*What needs to be done*: Exactly retype the lines from the top of the data through the line containing "from matplotlib.lines import Line2D", leaving out every picture.

═════ Source data

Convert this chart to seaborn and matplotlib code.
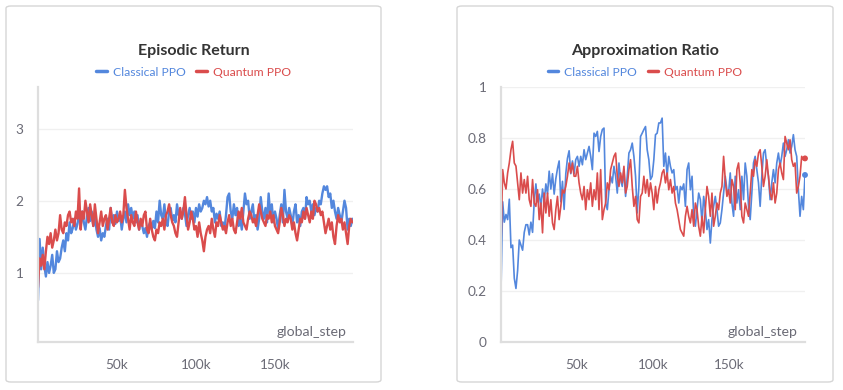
import numpy as np
import pandas as pd
import matplotlib
matplotlib.use("Agg")
import matplotlib.pyplot as plt
import seaborn as sns
from matplotlib.patches import FancyBboxPatch
from matplotlib.lines import Line2D

# ---------------- data ----------------
series_names = ["Classical PPO", "Quantum PPO"]
series_colors = ["#5387DD", "#DA4C4C"]

panel_titles = ["Episodic Return", "Approximation Ratio"]
x_label = "global_step"
x_ticks = [50000, 100000, 150000]
x_tick_labels = ["50k", "100k", "150k"]
ret_yticks = [1, 2, 3]
ret_ytick_labels = ["1", "2", "3"]
ratio_yticks = [0, 0.2, 0.4, 0.6, 0.8, 1.0]
ratio_ytick_labels = ["0", "0.2", "0.4", "0.6", "0.8", "1"]

ret_classical = [
    0.62, 1.47, 1.05, 1.35, 1.10, 0.95, 1.15, 1.00, 1.10, 1.25,
    1.00, 1.05, 1.30, 1.15, 1.20, 1.35, 1.45, 1.30, 1.55, 1.45,
    1.70, 1.55, 1.62, 1.75, 1.60, 1.68, 1.82, 1.65, 1.85, 1.70,
    1.60, 1.78, 1.90, 1.72, 1.85, 1.65, 1.78, 1.60, 1.50, 1.62,
    1.45, 1.55, 1.50, 1.65, 1.75, 1.60, 1.90, 1.70, 1.80, 1.68,
    1.85, 1.72, 1.80, 1.60, 1.75, 1.85, 1.70, 1.95, 1.80, 1.90,
    1.75, 1.85, 1.70, 1.80, 1.60, 1.72, 1.65, 1.55, 1.62, 1.50,
    1.65, 1.70, 1.60, 1.72, 1.62, 1.85, 1.70, 2.00, 1.80, 1.75,
    1.95, 1.70, 1.65, 1.85, 1.90, 1.72, 1.80, 1.70, 1.95, 1.80,
    1.85, 1.75, 1.90, 1.82, 1.65, 1.80, 1.90, 1.75, 1.85, 1.70,
    1.90, 1.78, 1.95, 1.85, 1.90, 2.00, 1.95, 2.05, 1.92, 2.00,
    1.85, 1.90, 1.70, 1.82, 1.75, 1.85, 1.65, 1.70, 1.60, 1.80,
    2.05, 2.10, 1.85, 1.75, 1.95, 1.80, 1.90, 1.65, 1.75, 1.60,
    1.85, 2.10, 1.95, 2.00, 1.75, 1.85, 1.95, 1.70, 1.80, 1.60,
    1.75, 2.05, 1.85, 1.75, 1.90, 1.70, 2.10, 1.80, 1.95, 1.70,
    1.85, 1.75, 1.60, 1.80, 1.95, 1.70, 2.15, 1.85, 1.75, 1.90,
    1.80, 1.65, 1.85, 1.95, 1.70, 1.80, 1.65, 1.85, 1.90, 1.75,
    2.05, 1.95, 2.00, 1.85, 1.95, 1.80, 1.90, 1.85, 2.00, 1.95,
    2.10, 2.20, 2.15, 2.20, 2.05, 2.10, 1.90, 2.00, 1.85, 1.75,
    1.90, 1.80, 1.70, 1.85, 2.00, 1.90, 1.60, 1.75, 1.65, 1.75,
]
ret_quantum = [
    0.80, 1.20, 1.10, 1.25, 1.05, 1.30, 1.50, 1.40, 1.55, 1.35,
    1.45, 1.60, 1.45, 1.55, 1.80, 1.60, 1.55, 1.70, 1.65, 1.80,
    1.85, 1.70, 1.75, 1.65, 1.85, 1.75, 2.17, 1.60, 1.85, 1.75,
    2.00, 1.85, 1.70, 1.95, 1.80, 1.65, 1.95, 1.75, 1.55, 1.70,
    1.85, 1.65, 1.75, 1.80, 1.60, 1.75, 1.90, 1.70, 1.65, 1.80,
    1.70, 1.75, 1.85, 1.70, 1.80, 2.15, 1.90, 1.75, 1.60, 1.80,
    1.70, 1.65, 1.85, 1.70, 1.60, 1.75, 1.65, 1.80, 1.85, 1.60,
    1.55, 1.75, 1.60, 1.50, 1.45, 1.60, 1.55, 1.70, 1.65, 1.75,
    1.60, 1.80, 1.85, 1.95, 1.80, 1.70, 1.65, 1.55, 1.50, 1.70,
    1.90, 1.75, 1.85, 2.05, 1.80, 1.60, 1.70, 1.85, 1.75, 1.60,
    1.65, 1.50, 1.70, 1.55, 1.45, 1.30, 1.50, 1.60, 1.65, 1.55,
    1.75, 1.60, 1.50, 1.70, 1.65, 1.80, 1.70, 1.60, 1.65, 1.55,
    1.70, 1.80, 1.65, 1.75, 1.60, 1.55, 1.70, 1.85, 1.75, 1.90,
    1.70, 1.65, 1.60, 1.75, 1.85, 1.80, 1.70, 1.75, 1.65, 1.80,
    1.95, 1.85, 1.75, 1.70, 1.65, 1.80, 1.75, 1.85, 1.70, 1.80,
    1.65, 1.60, 1.55, 1.70, 1.90, 1.80, 1.65, 1.75, 1.70, 1.80,
    1.75, 1.60, 1.70, 1.55, 1.45, 1.60, 1.75, 1.70, 1.85, 1.75,
    1.90, 1.80, 1.70, 1.85, 1.75, 2.00, 1.95, 1.85, 1.90, 1.80,
    1.85, 1.70, 1.55, 1.65, 1.75, 1.60, 1.70, 1.50, 1.40, 1.65,
    1.80, 1.70, 1.75, 1.60, 1.70, 1.55, 1.40, 1.65, 1.75, 1.70,
]

ratio_classical = [
    0.200, 0.550, 0.470, 0.500, 0.480, 0.560, 0.370, 0.380, 0.250, 0.210,
    0.280, 0.400, 0.380, 0.360, 0.430, 0.460, 0.460, 0.420, 0.470, 0.430,
    0.550, 0.620, 0.550, 0.580, 0.530, 0.600, 0.550, 0.620, 0.580, 0.670,
    0.600, 0.660, 0.580, 0.640, 0.680, 0.710, 0.550, 0.630, 0.520, 0.660,
    0.720, 0.750, 0.660, 0.710, 0.660,
    0.715, 0.728, 0.689, 0.728, 0.695, 0.754, 0.715, 0.741, 0.767, 0.728,
    0.676, 0.819, 0.806, 0.826, 0.747, 0.806, 0.833, 0.839, 0.545, 0.519,
    0.597, 0.650, 0.624, 0.689, 0.650, 0.584, 0.702, 0.637, 0.610, 0.676,
    0.571, 0.650, 0.741, 0.754, 0.780, 0.728, 0.650, 0.506, 0.610, 0.806,
    0.819, 0.833, 0.845, 0.754, 0.715, 0.637,
    0.650, 0.715, 0.813, 0.819, 0.859, 0.859, 0.878, 0.689, 0.741, 0.650,
    0.728, 0.689, 0.663, 0.676, 0.597, 0.610, 0.545, 0.610, 0.597, 0.620,
    0.532, 0.676, 0.702, 0.597, 0.650, 0.493, 0.454, 0.519, 0.584, 0.558,
    0.467, 0.571, 0.519, 0.441, 0.480, 0.388, 0.480, 0.532, 0.571, 0.519,
    0.454, 0.467, 0.519, 0.584, 0.650, 0.597,
    0.584, 0.663, 0.545, 0.493, 0.650, 0.545, 0.597, 0.519, 0.650, 0.558,
    0.702, 0.650, 0.532, 0.480, 0.584, 0.702, 0.728, 0.676, 0.624, 0.532,
    0.650, 0.741, 0.754, 0.689, 0.650, 0.558, 0.624, 0.676, 0.624, 0.702,
    0.741, 0.689, 0.728, 0.780, 0.728, 0.754, 0.793, 0.741, 0.767, 0.813,
    0.754, 0.728, 0.597, 0.493, 0.571, 0.519, 0.655,
]
ratio_quantum = [
    0.375, 0.676, 0.624, 0.600, 0.663, 0.702, 0.754, 0.787, 0.702, 0.690,
    0.624, 0.558, 0.663, 0.584, 0.637, 0.584, 0.650, 0.558, 0.532, 0.637,
    0.545, 0.532, 0.597, 0.480, 0.545, 0.428, 0.584, 0.506, 0.584, 0.493,
    0.558, 0.467, 0.441, 0.519, 0.571, 0.480, 0.532, 0.597, 0.584, 0.610,
    0.650, 0.702, 0.663, 0.702, 0.650,
    0.650, 0.689, 0.624, 0.584, 0.558, 0.610, 0.519, 0.597, 0.558, 0.624,
    0.532, 0.597, 0.558, 0.663, 0.519, 0.676, 0.480, 0.519, 0.545, 0.624,
    0.597, 0.676, 0.702, 0.728, 0.741, 0.650, 0.610, 0.663, 0.624, 0.689,
    0.584, 0.610, 0.676, 0.715, 0.610, 0.532, 0.571, 0.480, 0.467, 0.571,
    0.584, 0.650, 0.584, 0.637, 0.571, 0.624,
    0.584, 0.519, 0.610, 0.545, 0.597, 0.624, 0.663, 0.676, 0.624, 0.663,
    0.597, 0.637, 0.584, 0.610, 0.545, 0.519, 0.480, 0.441, 0.428, 0.415,
    0.493, 0.532, 0.493, 0.467, 0.519, 0.454, 0.545, 0.519, 0.454, 0.415,
    0.493, 0.428, 0.519, 0.610, 0.571, 0.493, 0.584, 0.454, 0.493, 0.545,
    0.519, 0.584, 0.610, 0.728, 0.637, 0.571,
    0.597, 0.545, 0.637, 0.610, 0.519, 0.676, 0.702, 0.624, 0.493, 0.467,
    0.545, 0.519, 0.493, 0.584, 0.676, 0.650, 0.715, 0.689, 0.741, 0.754,
    0.689, 0.610, 0.650, 0.715, 0.650, 0.584, 0.558, 0.624, 0.545, 0.584,
    0.676, 0.702, 0.663, 0.637, 0.806, 0.780, 0.754, 0.793, 0.715, 0.689,
    0.702, 0.584, 0.610, 0.650, 0.728, 0.715, 0.720,
]

# ---------------- style ----------------
sns.set_theme(style="white")
plt.rcParams["font.family"] = ["Lato", "DejaVu Sans"]

TICK_COLOR = "#6b6b76"
AXIS_COLOR = "#dedede"
GRID_COLOR = "#f0f0f0"
TITLE_COLOR = "#343434"
BORDER_COLOR = "#d6d6d6"

W, H = 843, 390
fig = plt.figure(figsize=(W / 100, H / 100), dpi=100)


def px_rect(x0, y0, x1, y1):
    """pixel box (top-left origin) -> figure fraction [l, b, w, h]"""
    return [x0 / W, (H - y1) / H, (x1 - x0) / W, (y1 - y0) / H]


def long_frame(a, b, xmax):
    rows = []
    for name, vals in zip(series_names, [a, b]):
        steps = np.linspace(0, xmax, len(vals))
        rows.append(pd.DataFrame({"global_step": steps, "value": vals, "run": name}))
    return pd.concat(rows, ignore_index=True)


panels = [
    dict(box=(6, 6, 381, 382), ax=(38, 87, 353, 342),
         df=long_frame(ret_classical, ret_quantum, 199000),
         xlim=(0, 199400), ylim=(0.043, 3.575),
         yt=ret_yticks, ytl=ret_ytick_labels, lw=1.7, end_dot=False,
         title=panel_titles[0]),
    dict(box=(457, 6, 833, 382), ax=(501, 87, 805, 342),
         df=long_frame(ratio_classical, ratio_quantum, 200000),
         xlim=(0, 200000), ylim=(0, 1),
         yt=ratio_yticks, ytl=ratio_ytick_labels, lw=1.2, end_dot=True,
         title=panel_titles[1]),
]

for p in panels:
    bx0, by0, bx1, by1 = p["box"]
    l, b, w, h = px_rect(bx0, by0, bx1, by1)
    fig.patches.append(FancyBboxPatch((l, b), w, h,
                                      boxstyle="round,pad=0,rounding_size=0.006",
                                      transform=fig.transFigure, facecolor="white",
                                      edgecolor=BORDER_COLOR, linewidth=1.0, zorder=-5))
    ax = fig.add_axes(px_rect(*p["ax"]))
    ax.set_facecolor("none")
    sns.lineplot(data=p["df"], x="global_step", y="value", hue="run",
                 palette=series_colors, hue_order=series_names,
                 estimator=None, sort=False, linewidth=p["lw"], legend=False, ax=ax)
    if p["end_dot"]:
        for name, col in zip(series_names, series_colors):
            d = p["df"][p["df"]["run"] == name].iloc[-1:]
            sns.scatterplot(data=d, x="global_step", y="value", color=col,
                            s=18, edgecolor="none", legend=False, ax=ax, zorder=5,
                            clip_on=False)
    ax.set_xlim(*p["xlim"])
    ax.set_ylim(*p["ylim"])
    ax.set_xticks(x_ticks)
    ax.set_xticklabels(x_tick_labels)
    ax.set_yticks(p["yt"])
    ax.set_yticklabels(p["ytl"])
    ax.set_xlabel("")
    ax.set_ylabel("")
    ax.yaxis.grid(True, color=GRID_COLOR, linewidth=1.0)
    ax.xaxis.grid(False)
    ax.set_axisbelow(True)
    for s in ["top", "right"]:
        ax.spines[s].set_visible(False)
    for s in ["left", "bottom"]:
        ax.spines[s].set_color(AXIS_COLOR)
        ax.spines[s].set_linewidth(1.6)
    ax.tick_params(axis="both", colors=AXIS_COLOR, labelcolor=TICK_COLOR,
                   labelsize=9.8, direction="inout", length=7, width=1.2)
    ax.tick_params(axis="x", pad=9)
    ax.tick_params(axis="y", pad=7)
    ax.text(1 - 7 / (p["ax"][2] - p["ax"][0]), 10 / (p["ax"][3] - p["ax"][1]), x_label,
            transform=ax.transAxes, ha="right", va="center", fontsize=10.2,
            color=TICK_COLOR)

    cx = (bx0 + bx1) / 2 / W
    fig.text(cx, (H - 51) / H, p["title"], ha="center", va="center",
             fontsize=11.5, fontweight="bold", color=TITLE_COLOR)
    handles = [Line2D([0], [0], color=c, lw=2.5) for c in series_colors]
    fig.legend(handles, series_names, loc="center", bbox_to_anchor=(cx, (H - 72) / H),
               ncol=2, frameon=False, fontsize=8.7, handlelength=0.85,
               handletextpad=0.5, columnspacing=0.9, labelcolor=series_colors,
               borderaxespad=0, borderpad=0)

fig.savefig("out.png", dpi=100, facecolor="white")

══════════

*The result*:
Convert this chart to seaborn and matplotlib code.
import numpy as np
import pandas as pd
import matplotlib
matplotlib.use("Agg")
import matplotlib.pyplot as plt
import seaborn as sns
from matplotlib.patches import FancyBboxPatch
from matplotlib.lines import Line2D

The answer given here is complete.